At-home massages as treatment. It’s a painful but an effective solution. The tendons in this area are stiff, it’s important to massage them to heal them.
- A massage technique for tennis elbow: Extend the problematic arm in front of yourself. With your thumb on the healthy hand search for the most painful spot. Apply pressure with your thumb to the sore area and grab firmly your whole elbow. Move the problematic arm in the wrist up and down and rotate your forearm in the elbow.
- A massage technique for golfer’s elbow: The golf elbow pain comes from bicep or triceps tendons. By applying pressure to the soft tissue, we learn where the pain comes from. If you feel pain right below your bicep, apply pressure to the area with your thumb and preform a bicep lift without any weight. If you feel the pain in the triceps find its ligament on the back side of your elbow and apply pressure with your thumb there. Once more preform a bicep lift without any weight.

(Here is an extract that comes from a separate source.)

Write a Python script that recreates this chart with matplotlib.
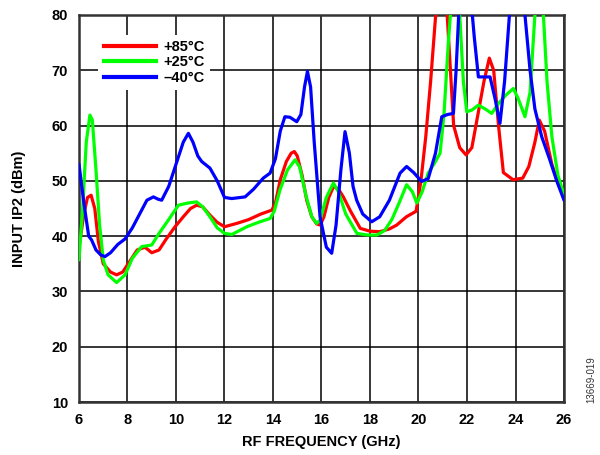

How can a physiotherapist help you?
If you cannot get rid of the pain on your own, pay a visit to your doctor or an experienced physiotherapist. Other effective treatments for both tennis and golf elbow:
- Extracorporeal shock wave therapy
- Laser therapy
- Hot therapy wraps
- Steroid injections
- Nonsteroidal anti-inflammatory drugs
How long is the treatment process?
This type of injury takes a long time to heal. Between 12 to 24 months. Be patient and don’t overstrain your elbow right after you feel some release. If the regular treatment doesn’t help you and after two year of therapy your elbow is still not fully functional, you can opt for surgery. The success of surgery is debatable, and you shouldn’t rely on the magical hands of a surgeon.